There are dozens of things you could legitimately criticize Obama for,

Bullcrap. Can I have an example? I have yet to see you criticize him, and everyone in here has tossed aside ANY criticism of him, whether it be inexperience, his left-wing policies, his anti-American buddies, his arrogance... I could go on.

And from a Bush voter on top of it all, for extra bonus points.

That's exactly it. People harp all over the President for not being the best speaker, yet they seem not to care when Obama frequently messes up. Why the inconsistency?
 
Obama has more than proven himself as an eloquent unscripted speaker.

Can you give me some examples?

If you are looking forward to the debates then you are either delusional or have just drank the kool-aid way too soon in life.


I could say the same thing about you and others who have said Obama is going to win this in a landslide.
 
I want one

Oops! Wrong Larry shown on Idaho campaign buttons

12 hours ago

LEWISTON, Idaho (AP) — Some Democratic campaign buttons made for distribution in Idaho show an unlikely pair: Democratic presidential candidate Barack Obama and Republican Sen. Larry Craig.

But don't expect the staunch Republican to throw his support behind Obama or for the presidential candidate to ask Craig to change his mind and run for Senate again. Apparently the button manufacturer picked a picture of the wrong Idaho Larry.

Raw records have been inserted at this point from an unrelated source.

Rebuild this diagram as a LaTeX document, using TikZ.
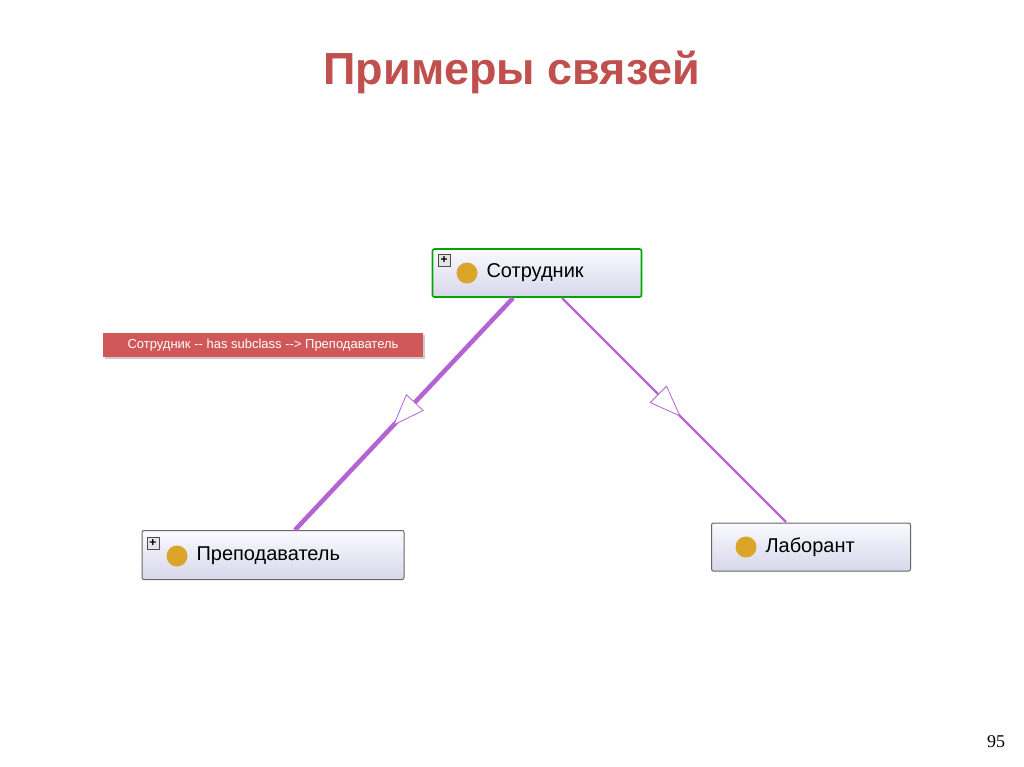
\documentclass[tikz,border=0pt]{standalone}
\usepackage{fontspec}
\setmainfont{Liberation Sans}
\newfontfamily\serifnum{Liberation Serif}
\usetikzlibrary{arrows.meta,decorations.markings,shadows}
\definecolor{titlered}{RGB}{192,80,77}
\definecolor{edgepurple}{RGB}{180,100,210}
\definecolor{boxtop}{RGB}{250,250,255}
\definecolor{boxbot}{RGB}{215,215,235}
\definecolor{dotc}{RGB}{218,165,40}
\definecolor{tipred}{RGB}{208,88,88}
\tikzset{
 cls/.style={draw=#1, rounded corners=2pt, top color=boxtop, bottom color=boxbot, line width=1pt},
 lbl/.style={font=\fontsize{20}{23}\selectfont, anchor=west},
 dotn/.style={circle, fill=dotc, minimum size=21pt, inner sep=0pt},
 plus/.style={draw=black!70, fill=white!90!black, minimum size=12pt, inner sep=0pt, font=\bfseries\fontsize{12}{12}\selectfont},
 mid/.style={postaction={decorate, decoration={markings, mark=at position #1 with {\arrow{Triangle[open, fill=white, length=32pt, width=24pt, line width=0.8pt]}}}}}
}
\begin{document}
\begin{tikzpicture}[x=1pt,y=-1pt]
\useasboundingbox (0,0) rectangle (1024,767);
\fill[white] (0,0) rectangle (1024,767);
\node[font=\bfseries\fontsize{45}{50}\selectfont, text=titlered] (title) at (512,72) {Примеры связей};
% nodes
\node[cls=green!65!black, minimum width=209pt, minimum height=48pt, line width=1.6pt] (sotr) at (537,273) {};
\node[cls=black!60, minimum width=262pt, minimum height=49pt] (prep) at (273,555) {};
\node[cls=black!60, minimum width=199pt, minimum height=48pt] (lab) at (811,547) {};
\node[dotn] (d1) at (467,273) {};
\node[lbl] (t1) at (483,273) {Сотрудник};
\node[plus] (p1) at (444,260) {+};
\node[dotn] (d2) at (177,556) {};
\node[lbl] (t2) at (193,556) {Преподаватель};
\node[plus] (p2) at (153,543) {+};
\node[dotn] (d3) at (746,547) {};
\node[lbl] (t3) at (762,547) {Лаборант};
% edges
\coordinate (a1) at (513,298);
\coordinate (b1) at (295,530);
\coordinate (a2) at (562,298);
\coordinate (b2) at (786,522);
\draw[edgepurple, line width=4.5pt, mid=0.55] (a1) -- (b1);
\draw[edgepurple, line width=2.4pt, mid=0.53] (a2) -- (b2);
% tooltip
\node[fill=tipred, text=white, minimum width=320pt, minimum height=24pt, inner sep=0pt, font=\fontsize{13}{15}\selectfont, drop shadow={shadow xshift=2pt, shadow yshift=-2pt, opacity=0.4}] (tip) at (263,345) {Сотрудник {-}{-} has subclass {-}{-}> Преподаватель};
\node[font=\serifnum\fontsize{18}{20}\selectfont] (num) at (996,742) {95};
\end{tikzpicture}
\end{document}
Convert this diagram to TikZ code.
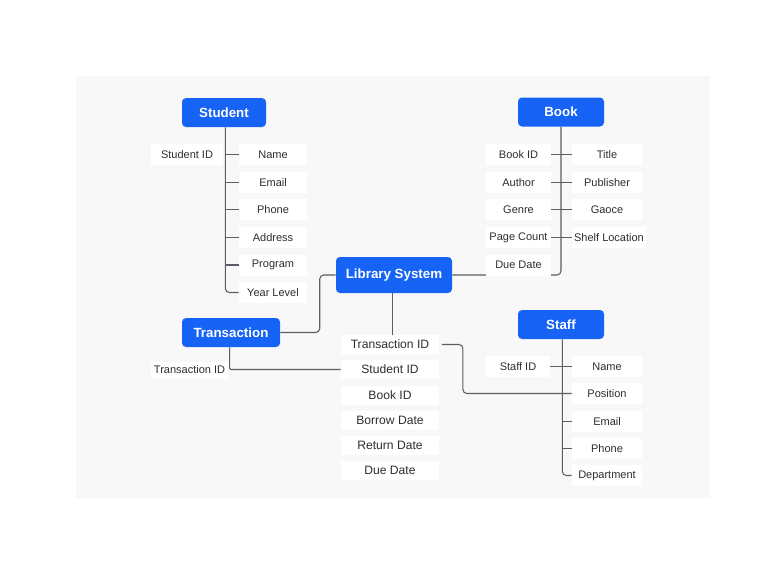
\documentclass[tikz,border=0pt]{standalone}
\usepackage{fontspec}
\setmainfont{Liberation Sans}
\pgfdeclarelayer{bg}
\pgfdeclarelayer{lines}
\pgfsetlayers{bg,lines,main}
\definecolor{panel}{HTML}{F8F8F8}
\definecolor{eblue}{RGB}{22,99,245}
\definecolor{lnk}{HTML}{5A5E66}
\definecolor{txt}{HTML}{2E2E2E}
\begin{document}
\begin{tikzpicture}[x=0.75pt,y=-0.75pt,
  entity/.style={fill=eblue,rounded corners=3pt,text=white,inner sep=0,
    minimum height=21.75pt,font=\fontsize{10}{12}\selectfont\bfseries},
  attr/.style={fill=white,inner sep=0,minimum height=15.75pt,text=txt,
    font=\fontsize{8.25}{10}\selectfont},
  mattr/.style={attr,minimum width=73.5pt,minimum height=14.25pt,
    font=\fontsize{9.1}{11}\selectfont},
  link/.style={draw=lnk,line width=0.8pt,rounded corners=3pt}]
\useasboundingbox (0,0) rectangle (768,576);
\begin{pgfonlayer}{bg}
\fill[white] (0,0) rectangle (768,576);
\fill[panel] (76,76) rectangle (710,498);
\end{pgfonlayer}

% Entities
\node[entity,minimum width=63pt] (student) at (224,112.5) {Student};
\node[entity,minimum width=64.5pt] (book) at (561,112) {Book};
\node[entity,minimum width=87pt,minimum height=27pt] (library) at (394,275) {Library System};
\node[entity,minimum width=73.5pt] (transaction) at (231,332.5) {Transaction};
\node[entity,minimum width=64.5pt] (staff) at (561,324.5) {Staff};

% Student attributes
\node[attr,minimum width=54pt] (sid) at (187,154.5) {Student ID};
\node[attr,minimum width=51pt] (sname) at (273,154.5) {Name};
\node[attr,minimum width=51pt] (semail) at (273,182.5) {Email};
\node[attr,minimum width=51pt] (sphone) at (273,209.5) {Phone};
\node[attr,minimum width=51pt] (saddr) at (273,237.5) {Address};
\node[attr,minimum width=51pt] (sprog) at (273,265) {Program};
\node[attr,minimum width=51pt] (syear) at (273,292.5) {Year Level};

% Book attributes
\node[attr,minimum width=48.75pt] (bid) at (518.5,154.5) {Book ID};
\node[attr,minimum width=48.75pt] (bauthor) at (518.5,182.5) {Author};
\node[attr,minimum width=48.75pt] (bgenre) at (518.5,209.5) {Genre};
\node[attr,minimum width=48.75pt] (bpage) at (518.5,237.5) {Page Count};
\node[attr,minimum width=48.75pt] (bdue) at (518.5,265) {Due Date};
\node[attr,minimum width=52.5pt] (btitle) at (607,154.5) {Title};
\node[attr,minimum width=52.5pt] (bpub) at (607,182.5) {Publisher};
\node[attr,minimum width=52.5pt] (bgaoce) at (607,209.5) {Gaoce};
\node[attr,minimum width=55.5pt] (bshelf) at (609,237.5) {Shelf Location};

% Transaction attributes (middle column)
\node[mattr] (mtid) at (390,344.5) {Transaction ID};
\node[mattr] (msid) at (390,369.5) {Student ID};
\node[mattr] (mbid) at (390,395) {Book ID};
\node[mattr] (mborrow) at (390,420) {Borrow Date};
\node[mattr] (mreturn) at (390,445) {Return Date};
\node[mattr] (mdue) at (390,470) {Due Date};
\node[attr,minimum width=57.75pt,minimum height=12.75pt] (ttid) at (189.5,370) {Transaction ID};

% Staff attributes
\node[attr,minimum width=48pt] (stid) at (518,366.5) {Staff ID};
\node[attr,minimum width=52.5pt] (stname) at (607,366.5) {Name};
\node[attr,minimum width=52.5pt] (stpos) at (607,393.5) {Position};
\node[attr,minimum width=52.5pt] (stemail) at (607,421.5) {Email};
\node[attr,minimum width=52.5pt] (stphone) at (607,448.5) {Phone};
\node[attr,minimum width=52.5pt] (stdept) at (607,475.5) {Department};

\begin{pgfonlayer}{lines}
% Student
\coordinate (sv) at ([xshift=1]student.south);
\draw[link] (sv) -- (sv |- syear.west) -- (syear.west);
\foreach \n in {sname,semail,sphone,saddr,sprog}
  \draw[link] (sv |- \n.west) -- (\n.west);
% Book
\draw[link] (library.east) -- (book.south |- library.east) -- (book.south);
\draw[link] (bid.east) -- (btitle.west);
\draw[link] (bauthor.east) -- (bpub.west);
\draw[link] (bgenre.east) -- (bgaoce.west);
\draw[link] (bpage.east) -- (bshelf.west);
% Library to Transaction
\draw[link] (library.west) -- ++(-16,0) |- (transaction.east);
\draw[link] ([xshift=-1]library.south) -- ([xshift=-1]library.south |- mtid.north);
% Transaction
\draw[link,rounded corners=1pt] ([xshift=-1]transaction.south) -- ([xshift=-1]transaction.south |- msid.west) -- (msid.west);
% Transaction ID to Staff Position
\draw[link] ([xshift=2]mtid.east) -- ++(21,0) |- (stpos.west);
% Staff
\coordinate (stv) at ([xshift=1]staff.south);
\draw[link] (stv) -- (stv |- stdept.west) -- (stdept.west);
\draw[link] (stid.east) -- (stname.west);
\foreach \n in {stemail,stphone}
  \draw[link] (stv |- \n.west) -- (\n.west);
\end{pgfonlayer}
\end{tikzpicture}
\end{document}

The 3-inch button by Tigereye Design was intended to show Obama beside Larry LaRocco, the Democratic candidate for U.S. Senate, the Lewiston Tribune reported.

Craig is not seeking re-election following his arrest in a Minnesota airport restroom sex sting.

The buttons weren't ordered by the LaRocco campaign, said Dean Ferguson, LaRocco's communications director. They appear to have been produced by a commercial firm that makes campaign memorabilia involving Democratic races around the country, he said.

"That sounds like it's going to be a collector's item," Ferguson said. "I'm sure Sen. Obama appreciates Sen. Craig's support."

Bill Hall, editor emeritus of the Tribune's editorial page, said he bought 10 from the company's Web site before they were withdrawn and fixed. The Obama-Craig buttons are no longer available for purchase.

"I realized it was a mistake, like finding a coin that's been damaged in the making, so I quickly ordered 10 of them," Hall said.

Neither officials with Tigereye Design nor Craig's office could immediately be reached for comment Sunday.
 
Bullcrap. Can I have an example? I have yet to see you criticize him, and everyone in here has tossed aside ANY criticism of him, whether it be inexperience, his left-wing policies, his anti-American buddies, his arrogance... I could go on.

Sure you can. I've posted more than once here that I was not particularly impressed with his healthcare plan. Even though I am glad he won the primary, I think Hillary's plan was the better and more comprehensive one (although I wish she'd stuck to some of the ideas/policies she had back in the early-mid 90s, but for practical reasons I understand why she had to water it down). Most people here disagreed with me and preferred his plan. I also disagree with him on the issue of gay marriage and think his position on it is lame. There are unfortunately very, very few politicians in your country who do not treat gays and lesbians like something other than equally participatory members of your society. While there are some things I've liked about Obama regarding gay rights (particularly his speeches to the African American community), his political stances leave a lot to be desired.

I don't think he's left-wing at all, so I'm not sure why I'd criticize left-wing policies. I don't even get the feeling he's particularly left-wing by American standards (for example, on the issues of gay marriage, gun control and FISA). What anti-American buddies are you talking about, exactly?
 
Bullcrap. Can I have an example? I have yet to see you criticize him, and everyone in here has tossed aside ANY criticism of him, whether it be inexperience, his left-wing policies, his anti-American buddies, his arrogance... I could go on.

It might come as a shock to you, but not everyone is opposed to "left-wing policies".

And in contrast to Bush Obama has proven the intellectual ability of holding great speeches, preparing them himself and being a knowledgeable debater. That is why he gets more of a free ride as Bush.